Mais quelle histoire ! ...
Il était une fois l’histoire vraie de deux vrais jumeaux. Partis de rien et parvenus à tutoyer les plus grosses fortunes dans les années 1950 en Grande-Bretagne. Milliardaires et discrets, sans défrayer la chronique, ils amassent toujours plus de richesses, à coup de spéculations et d’investissements chanceux. Une intuition malicieuse, sans doute doublée de roublardise et voilà une belle illustration d’une réussite financière hors du commun, construite et surfant sur les mânes dégoulinants du capitalisme florissant des « trente glorieuses ».
Devenus vieux, dans leur forteresse d’une ile anglo-normande, ils apprennent que leurs filles ne pourront pas hériter de leurs fortunes, en vertu de « droit normand » issu de la tradition médiévale. Quoi ? comment ? Nous ? Et puis quoi encore ?

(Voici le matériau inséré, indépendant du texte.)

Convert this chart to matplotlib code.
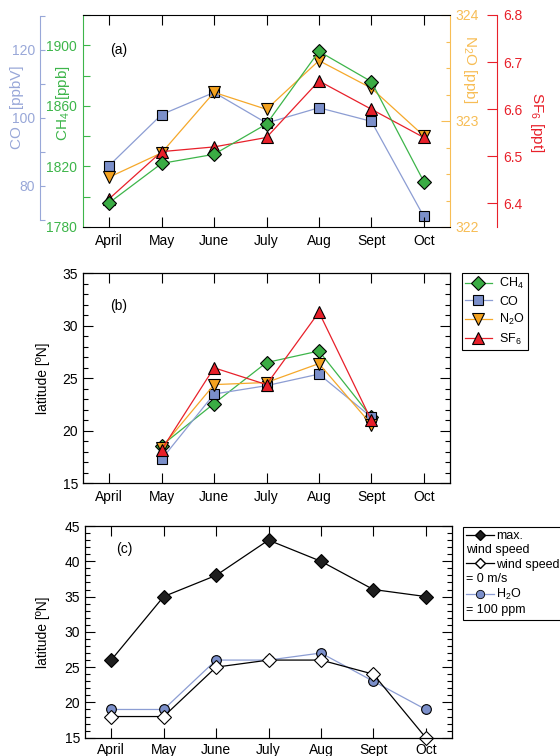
import numpy as np
import matplotlib
matplotlib.use('Agg')
import matplotlib.pyplot as plt
from matplotlib.ticker import MultipleLocator, FixedLocator
from matplotlib.lines import Line2D

plt.rcParams['font.family'] = ['Liberation Sans', 'DejaVu Sans']
plt.rcParams['mathtext.fontset'] = 'custom'
plt.rcParams['mathtext.rm'] = 'Liberation Sans'
plt.rcParams['mathtext.default'] = 'regular'
plt.rcParams['font.size'] = 10

# --- Daten ---
months = ['April', 'May', 'June', 'July', 'Aug', 'Sept', 'Oct']

# (a) Mischungsverhaeltnisse
ch4 = [1796, 1822, 1828, 1848, 1896, 1876, 1810]          # ppb
co = [86, 101, 107.5, 98.5, 103, 99, 71]                  # ppbV
n2o = [322.47, 322.70, 323.27, 323.11, 323.57, 323.31, 322.86]  # ppb
sf6 = [6.41, 6.51, 6.52, 6.54, 6.66, 6.60, 6.54]          # ppt

# (b) Breitengrad der Gradienten
lat_ch4 = [np.nan, 18.6, 22.6, 26.5, 27.6, 21.3, np.nan]
lat_co = [np.nan, 17.3, 23.5, 24.3, 25.4, 21.3, np.nan]
lat_n2o = [np.nan, 18.4, 24.4, 24.6, 26.4, 20.6, np.nan]
lat_sf6 = [np.nan, 18.2, 26.0, 24.4, 31.3, 21.0, np.nan]

# (c) Wind / Wasserdampf
lat_max_wind = [26, 35, 38, 43, 40, 36, 35]
lat_zero_wind = [18, 18, 25, 26, 26, 24, 15]
lat_h2o = [19, 19, 26, 26, 27, 23, 19]

# Farben
green_line, green_fill = '#3db54a', '#3aac44'
blue_line, blue_fill = '#8c9dd3', '#7b8fca'
orange_line, orange_fill = '#f5a82a', '#f4a21f'
red = '#e8202a'
co_axis = '#98a7d8'
n2o_axis = '#f7bd55'

x = np.arange(len(months))
lw = 0.9
mkw = dict(mec='k', mew=0.8)

fig = plt.figure(figsize=(5.6, 7.56), dpi=100)
W = 367 / 560
ax_a = fig.add_axes([83 / 560, 1 - 227 / 756, W, 212 / 756])
ax_b = fig.add_axes([83 / 560, 1 - 483.3 / 756, W, 210 / 756])
ax_c = fig.add_axes([85 / 560, 1 - 737.7 / 756, W, 211.7 / 756])


def month_axis(ax):
    ax.set_xlim(-0.5, 6.5)
    ax.set_xticks(x, months)
    ax.tick_params(axis='x', direction='in', top=True, length=7, width=0.8, pad=5)


# ---------- Panel (a) ----------
ax_co = ax_a.twinx()
ax_n2o = ax_a.twinx()
ax_sf6 = ax_a.twinx()

ax_co.plot(x, co, '-', color=blue_line, lw=lw, marker='s', ms=7.5, mfc=blue_fill, **mkw)
ax_n2o.plot(x, n2o, '-', color=orange_line, lw=lw, marker='v', ms=8.5, mfc=orange_fill, **mkw)
ax_sf6.plot(x, sf6, '-', color=red, lw=lw, marker='^', ms=8.5, mfc=red, **mkw)
ax_a.plot(x, ch4, '-', color=green_line, lw=lw, marker='D', ms=7, mfc=green_fill, **mkw)
ax_a.set_zorder(ax_sf6.get_zorder() + 1)
ax_a.patch.set_visible(False)

month_axis(ax_a)
label_size = 11

# CH4 (linke Achse, gruen)
ax_a.set_ylim(1780, 1920)
ax_a.yaxis.set_major_locator(FixedLocator([1780, 1820, 1860, 1900]))
ax_a.yaxis.set_minor_locator(FixedLocator([1800, 1840, 1880, 1920]))
ax_a.tick_params(axis='y', which='both', direction='in', length=5, width=0.8,
                 color=green_line, labelcolor=green_line, pad=4.3)
ax_a.spines['left'].set_color(green_line)
ax_a.spines['right'].set_visible(False)
# Luecke im Label, in der die Zahl der anderen Achse sitzt (wie im Original)
ax_a.set_ylabel('CH$_4$   [ppb]', color=green_line, fontsize=label_size)

# CO (weiter aussen, blau)
ax_co.set_ylim(67.9, 130.3)
ax_co.yaxis.tick_left()
ax_co.yaxis.set_label_position('left')
for s in ['right', 'top', 'bottom']:
    ax_co.spines[s].set_visible(False)
ax_co.spines['left'].set_position(('axes', -0.117))
ax_co.spines['left'].set_bounds(70, 130)
ax_co.spines['left'].set_color(co_axis)
ax_co.yaxis.set_major_locator(MultipleLocator(20))
ax_co.yaxis.set_minor_locator(MultipleLocator(10))
ax_co.tick_params(axis='y', which='both', direction='in', length=3.6, width=0.8,
                  color=co_axis, labelcolor=co_axis, pad=3.6)
ax_co.set_ylabel('CO    [ppbV]', color=co_axis, fontsize=label_size)

# N2O (rechte Achse, orange)
ax_n2o.set_ylim(322, 324)
for s in ['left', 'top', 'bottom']:
    ax_n2o.spines[s].set_visible(False)
ax_n2o.spines['right'].set_color(n2o_axis)
ax_n2o.yaxis.set_major_locator(MultipleLocator(1))
ax_n2o.yaxis.set_minor_locator(MultipleLocator(0.25))
ax_n2o.tick_params(axis='y', which='major', direction='in', length=6.5, width=0.8,
                   color=n2o_axis, labelcolor=n2o_axis, pad=4)
ax_n2o.tick_params(axis='y', which='minor', direction='in', length=3, width=0.8, color=n2o_axis)
ax_n2o.set_ylabel('N$_2$O [ppb]', color=n2o_axis, rotation=270, fontsize=label_size)

# SF6 (weiter aussen, rot)
ax_sf6.set_ylim(6.35, 6.8)
for s in ['left', 'top', 'bottom']:
    ax_sf6.spines[s].set_visible(False)
ax_sf6.spines['right'].set_position(('axes', 1.128))
ax_sf6.spines['right'].set_color(red)
ax_sf6.set_yticks([6.4, 6.5, 6.6, 6.7, 6.8])
ax_sf6.tick_params(axis='y', direction='in', length=7, width=0.8, color=red,
                   labelcolor=red, pad=4.3)
ax_sf6.set_ylabel('SF$_6$ [ppt]', color=red, rotation=270, fontsize=label_size)

for a, xy in [(ax_co, (-0.18, 0.564)), (ax_a, (-0.0545, 0.585)),
              (ax_n2o, (1.054, 0.745)), (ax_sf6, (1.237, 0.495))]:
    a.yaxis.set_label_coords(*xy)
    a.yaxis.label.set_va('center')
    a.yaxis.label.set_ha('center')

ax_a.text(0.075, 0.835, '(a)', transform=ax_a.transAxes, va='center')

# ---------- Panel (b) ----------
ax_b.plot(x, lat_ch4, '-', color=green_line, lw=lw, marker='D', ms=7, mfc=green_fill, label='CH$_4$', **mkw)
ax_b.plot(x, lat_co, '-', color=blue_line, lw=lw, marker='s', ms=7.5, mfc=blue_fill, label='CO', **mkw)
ax_b.plot(x, lat_n2o, '-', color=orange_line, lw=lw, marker='v', ms=8.5, mfc=orange_fill, label='N$_2$O', **mkw)
ax_b.plot(x, lat_sf6, '-', color=red, lw=lw, marker='^', ms=8.5, mfc=red, label='SF$_6$', **mkw)


def lat_axis(ax, lo, hi):
    month_axis(ax)
    ax.set_ylim(lo, hi)
    ax.yaxis.set_major_locator(MultipleLocator(5))
    ax.yaxis.set_minor_locator(MultipleLocator(1))
    ax.tick_params(axis='y', which='major', direction='in', right=True, length=7.5, width=0.8, pad=3.5)
    ax.tick_params(axis='y', which='minor', direction='in', right=True, length=3.6, width=0.8)
    ax.set_ylabel('latitude [ºN]')
    for s in ax.spines.values():
        s.set_linewidth(0.9)


lat_axis(ax_b, 15, 35)
ax_b.yaxis.set_label_coords(-0.09, 0.5)
ax_b.text(0.075, 0.844, '(b)', transform=ax_b.transAxes, va='center')

ax_b.legend(loc='upper left', bbox_to_anchor=(461.7 / 560, 1 - 273 / 756),
            bbox_transform=fig.transFigure, borderaxespad=0, fontsize=9,
            handlelength=2.15, handletextpad=0.6, borderpad=0.25, labelspacing=0.35,
            fancybox=False, edgecolor='k', framealpha=1).get_frame().set_linewidth(0.8)

# ---------- Panel (c) ----------
ax_c.plot(x, lat_h2o, '-', color=blue_line, lw=lw, marker='o', ms=7, mfc=blue_fill, **mkw)
ax_c.plot(x, lat_zero_wind, '-', color='k', lw=lw, marker='D', ms=7, mfc='white', clip_on=False, **mkw)
ax_c.plot(x, lat_max_wind, '-', color='k', lw=lw, marker='D', ms=7, mfc='#1e1e1e', **mkw)

lat_axis(ax_c, 15, 45)
ax_c.tick_params(axis='x', pad=4)
ax_c.yaxis.set_label_coords(-0.095, 0.5)
ax_c.text(0.086, 0.89, '(c)', transform=ax_c.transAxes, va='center')

# Legende mit zweizeiligen Eintraegen: zwei uebereinander liegende Legenden
blank = Line2D([], [], linestyle='none', marker='none')
h_max = Line2D([], [], color='k', lw=lw, marker='D', ms=5, mfc='#1e1e1e', mec='k')
h_zero = Line2D([], [], color='k', lw=lw, marker='D', ms=5, mfc='white', mec='k')
h_h2o = Line2D([], [], color=blue_line, lw=lw, marker='o', ms=6, mfc=blue_fill, mec='k', mew=0.6)
c_labels = ['max.', 'wind speed', 'wind speed', '= 0 m/s', 'H$_2$O', '= 100 ppm']
leg_kw = dict(loc='upper left', bbox_to_anchor=(462.7 / 560, 1 - 527 / 756),
              bbox_transform=fig.transFigure, borderaxespad=0, fontsize=9,
              borderpad=0.25, labelspacing=0.18, fancybox=False)
leg1 = ax_c.legend([h_max, blank, h_zero, blank, h_h2o, blank], c_labels,
                   handlelength=2.25, handletextpad=0.2, edgecolor='k', framealpha=1,
                   **leg_kw)
leg1.get_frame().set_linewidth(0.8)
for i in (1, 3, 5):
    leg1.get_texts()[i].set_alpha(0)
ax_c.add_artist(leg1)
leg2 = ax_c.legend([blank] * 6, c_labels, handlelength=0, handletextpad=0,
                   frameon=False, **leg_kw)
for i in (0, 2, 4):
    leg2.get_texts()[i].set_alpha(0)

fig.savefig('out.png', dpi=100)
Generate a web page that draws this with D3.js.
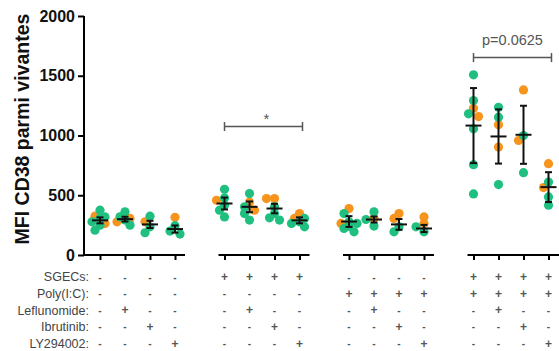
<!DOCTYPE html>
<html><head><meta charset="utf-8">
<script src="https://cdn.jsdelivr.net/npm/d3@7"></script>
<style>body{margin:0;background:#fff}svg{display:block;font-family:"Liberation Sans",Arial,sans-serif}</style>
</head><body><svg id="c" width="559" height="351"></svg>
<script>
// ---- data ----
const groupOf = [0,0,0,0,1,1,1,1,2,2,2,2,3,3,3,3];
const greenVals = [
  [375,306,319,250,208,278],
  [361,292,250,320],
  [325,186,236],
  [245,200,175],
  [550,478,417,375,319],
  [514,403,347,292],
  [403,347,311,292],
  [306,264,236,278],
  [347,278,264,222,194,240],
  [361,297,242],
  [236,194],
  [236,194],
  [1508,1292,1181,1056,756,511],
  [1236,1153,589],
  [1000,689],
  [611,486,417]
];
const orangeVals = [
  [325,264],
  [306,278],
  [278],
  [315],
  [458],
  [444,375],
  [472,472],
  [347,306],
  [389,264],
  [306],
  [347,306],
  [319,264],
  [1228,1158],
  [1089,903],
  [1381,958],
  [764,564]
];
const meanVals = [290,300,256,217,431,403,389,290,280,297,256,222,1083,992,1006,568];
const sdVals   = [25,20,30,30,50,45,40,25,45,25,45,30,314,227,243,125];
const yTicks = [0,500,1000,1500,2000];
const rowLabels = ["SGECs:","Poly(I:C):","Leflunomide:","Ibrutinib:","LY294002:"];
const rowSigns = [
  "----++++----++++",
  "--------++++++++",
  "-+---+---+---+--",
  "--+---+---+---+-",
  "---+---+---+---+"
];
const sigBrackets = [
  {from:4, to:7, value:1075, label:"*"},
  {from:12, to:15, value:1652, label:"p=0.0625"}
];
const GREEN = "#1fbf7f", ORANGE = "#f7941d";

// ---- scales ----
const svg = d3.select("#c");
const slot = k => k + groupOf[k]*0.98;
const x = d3.scaleLinear().domain([0, 17.94]).range([100, 548.5]);
const xc = k => x(slot(k));
const y = d3.scaleLinear().domain([0, 2000]).range([255, 16]);

// ---- y axis ----
const yAxis = svg.append("g").attr("transform","translate(84,0)")
  .call(d3.axisLeft(y).tickValues(yTicks).tickSize(6).tickPadding(3).tickFormat(d3.format("d")));
yAxis.select(".domain").attr("stroke","#000").attr("stroke-width",2).attr("d","M0,"+y(2000)+"V"+y(0));
yAxis.selectAll(".tick line").attr("stroke","#000").attr("stroke-width",2);
yAxis.selectAll(".tick text").attr("font-size",16).attr("font-weight","bold").attr("fill","#111")
  .attr("font-family","'Liberation Sans',Arial,sans-serif");

svg.append("text").attr("transform","translate(29,129) rotate(-90)")
  .attr("text-anchor","middle").attr("font-size",19.5).attr("font-weight","bold").attr("fill","#111")
  .text("MFI CD38 parmi vivantes");

// ---- x axis (broken) ----
const segs = d3.range(4).map(g => {
  const ks = d3.range(16).filter(k => groupOf[k] === g);
  return [g === 0 ? 84 : xc(ks[0]) - 6, g === 3 ? 559 : xc(ks[ks.length-1]) + 10, ks];
});
segs.forEach(([a,b,ks]) => {
  const ax = svg.append("g").attr("transform","translate(0,255)")
    .call(d3.axisBottom(x).tickValues(ks.map(slot)).tickSize(5).tickFormat(""));
  ax.select(".domain").attr("d","M"+a+",0H"+b).attr("stroke","#000").attr("stroke-width",2);
  ax.selectAll(".tick line").attr("stroke","#000").attr("stroke-width",2);
});

// ---- table under the axis ----
const rowY = r => 277 + r*16.6;
rowLabels.forEach((lab, r) => {
  svg.append("text").attr("x",89).attr("y",rowY(r)).attr("dy","0.35em")
    .attr("text-anchor","end").attr("font-size",12.5).attr("fill","#444").text(lab);
  svg.append("g").selectAll("text").data(rowSigns[r].split("")).join("text")
    .attr("x",(d,k)=>xc(k)).attr("y",rowY(r)).attr("dy","0.35em")
    .attr("text-anchor","middle").attr("font-size",d=>d==="+"?12:10)
    .attr("font-weight","bold").attr("fill","#555").text(d=>d);
});

// ---- points with simple dodge ----
const R = 4.6;
const pts = [];
d3.range(16).forEach(k => {
  const arr = orangeVals[k].map(v=>({v,c:ORANGE,o:0})).concat(greenVals[k].map(v=>({v,c:GREEN,o:1})));
  const placed = [];
  arr.slice().sort((a,b)=>b.v-a.v).forEach(p => {
    const py = y(p.v);
    const cands = [0,-5,5,-8,8];
    let best = 0, bestD = -1;
    for (const dx of cands) {
      const dmin = placed.length ? d3.min(placed, q => Math.hypot(q.dx-dx, q.py-py)) : 99;
      if (dmin >= 6.5) { best = dx; bestD = 99; break; }
      if (dmin > bestD) { bestD = dmin; best = dx; }
    }
    p.dx = best; p.py = py; p.k = k;
    placed.push(p);
  });
  pts.push(...arr);
});
pts.sort((a,b)=>a.o-b.o);
svg.append("g").selectAll("circle").data(pts).join("circle")
  .attr("cx",d=>xc(d.k)+d.dx).attr("cy",d=>d.py).attr("r",R).attr("fill",d=>d.c);

// ---- mean ± SD ----
const eb = svg.append("g").attr("stroke","#111").attr("stroke-width",2);
d3.range(16).forEach(k => {
  const cx = xc(k), m = meanVals[k], s = sdVals[k];
  eb.append("line").attr("x1",cx).attr("x2",cx).attr("y1",y(m+s)).attr("y2",y(m-s));
  eb.append("line").attr("x1",cx-3.5).attr("x2",cx+3.5).attr("y1",y(m+s)).attr("y2",y(m+s));
  eb.append("line").attr("x1",cx-3.5).attr("x2",cx+3.5).attr("y1",y(m-s)).attr("y2",y(m-s));
  eb.append("line").attr("x1",cx-8).attr("x2",cx+8).attr("y1",y(m)).attr("y2",y(m));
});

// ---- significance brackets ----
sigBrackets.forEach(b => {
  const x1 = xc(b.from), x2 = xc(b.to) + 3, yy = y(b.value);
  const g = svg.append("g").attr("stroke","#555").attr("stroke-width",1.5);
  g.append("line").attr("x1",x1).attr("x2",x2).attr("y1",yy).attr("y2",yy);
  g.append("line").attr("x1",x1).attr("x2",x1).attr("y1",yy-4.5).attr("y2",yy+4.5);
  g.append("line").attr("x1",x2).attr("x2",x2).attr("y1",yy-4.5).attr("y2",yy+4.5);
  const star = b.label === "*";
  svg.append("text").attr("x",(x1+x2)/2 + (star?3:0)).attr("y", star ? yy-3 : yy-13)
    .attr("text-anchor","middle").attr("font-size", star?15:14.5).attr("fill","#555").text(b.label);
});
</script></body></html>
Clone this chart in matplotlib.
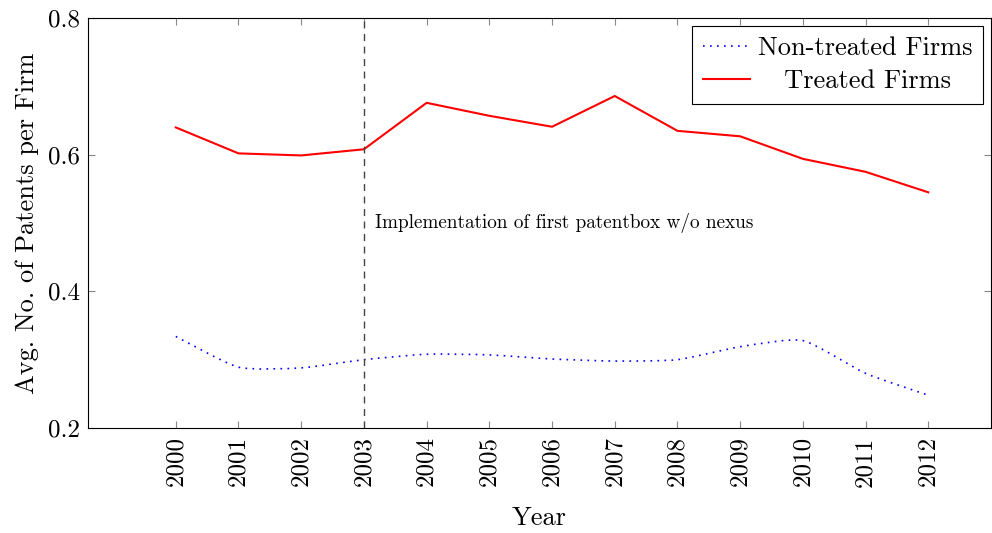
import numpy as np
import matplotlib
matplotlib.use("Agg")
import matplotlib.pyplot as plt
from matplotlib.path import Path
from matplotlib.patches import PathPatch
from matplotlib.lines import Line2D

plt.rcParams['font.family'] = 'serif'
plt.rcParams['font.serif'] = ['cmr10', 'DejaVu Serif']
plt.rcParams['mathtext.fontset'] = 'cm'
plt.rcParams['axes.formatter.use_mathtext'] = True

# ── DATA ──────────────────────────────────────────────────────────────────────
years = [2000, 2001, 2002, 2003, 2004, 2005, 2006,
         2007, 2008, 2009, 2010, 2011, 2012]
non_treated = [0.334, 0.289, 0.288, 0.300, 0.308, 0.307, 0.301,
               0.298, 0.300, 0.319, 0.328, 0.280, 0.248]
treated = [0.640, 0.602, 0.599, 0.608, 0.676, 0.657, 0.641,
           0.686, 0.635, 0.627, 0.594, 0.575, 0.545]
event_year = 2003
event_text = "Implementation of first patentbox w/o nexus"


def smooth_path(xs, ys, tension=0.3):
    # pgfplots-style "smooth": cubic bezier segments through the data points
    p = np.column_stack([xs, ys]).astype(float)
    n = len(p)
    verts = [p[0]]
    codes = [Path.MOVETO]
    for i in range(n - 1):
        prev = p[i - 1] if i > 0 else p[i]
        nxt = p[i + 2] if i + 2 < n else p[i + 1]
        c1 = p[i] + (p[i + 1] - prev) * tension / 3
        c2 = p[i + 1] - (nxt - p[i]) * tension / 3
        verts += [c1, c2, p[i + 1]]
        codes += [Path.CURVE4] * 3
    return Path(verts, codes)


# ── PLOT ──────────────────────────────────────────────────────────────────────
fig = plt.figure(figsize=(9.92, 5.33), dpi=100)
ax = fig.add_axes([0.0887, 0.197, 0.9103, 0.769])

blue_style = dict(color='blue', linewidth=1.2, linestyle=(0, (1, 3.2)))
patch = PathPatch(smooth_path(years, non_treated), fill=False, **blue_style)
ax.add_patch(patch)
ax.plot(years, treated, color='red', linewidth=1.5)

ax.axvline(event_year, color='#444444', linewidth=1.0, linestyle=(0, (5, 4)))
ax.text(event_year + 0.18, 0.5, event_text, fontsize=13.8, va='center', ha='left')

ax.set_xlim(1998.6, 2013.0)
ax.set_ylim(0.2, 0.8)
ax.set_xticks(years)
ax.set_xticklabels([str(y) for y in years], rotation=90)
ax.set_yticks([0.2, 0.4, 0.6, 0.8])
ax.set_yticklabels(['0.2', '0.4', '0.6', '0.8'])
ax.tick_params(direction='in', length=5, color='#888888', labelsize=18,
               top=True, right=True, pad=6)

ax.set_xlabel('Year', fontsize=19, labelpad=14)
ax.set_ylabel('Avg. No. of Patents per Firm', fontsize=19, labelpad=6)

for spine in ax.spines.values():
    spine.set_linewidth(0.8)

handles = [Line2D([], [], **blue_style),
           Line2D([], [], color='red', linewidth=1.5)]
leg = ax.legend(handles, ['Non-treated Firms', '   Treated Firms'],
                loc='upper right', fontsize=19, fancybox=False,
                edgecolor='black', framealpha=1, borderpad=0.4,
                labelspacing=0.35, handlelength=1.8, handletextpad=0.3,
                borderaxespad=0.3)
leg.get_frame().set_linewidth(0.8)

fig.savefig('out.png', dpi=100)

Nous sommes accueillis par les deux personnages à l’extérieur de la salle. Ils nous invitent à rentrer au salon pour participer à une sorte de goûter « tea time » avec biscuits, thé et whisky (du vrai, si si, je vous le certifie).
Sans cesser d’interpeller le public, les deux frères vont faire défiler parmi leurs narrations, flash-back, photos, vidéo-conférence, invectives, vote... Un tourbillon de situations, de sons, d’images et de jeux pour une farandole de révélations de plus en plus étourdissantes tant elles paraissent illusoires et pourtant.
Écrite et mise en scène par Hédi Tillette de Clermont-Tonnerre, avec une adresse redoutable d’efficacité déclenchant l’intérêt, les rires et la complicité des spectateurs, cette pièce est jouée avec un évident plaisir de partager et un dynamisme formidable. L’ainé de dix minutes (sic !) est joué par l’auteur. Le cadet par Romain Berger ce soir-là. Tous deux lumineux et précis, ils jouent au cordeau avec une pêche d’enfer doublée d’une forte et agréable présence.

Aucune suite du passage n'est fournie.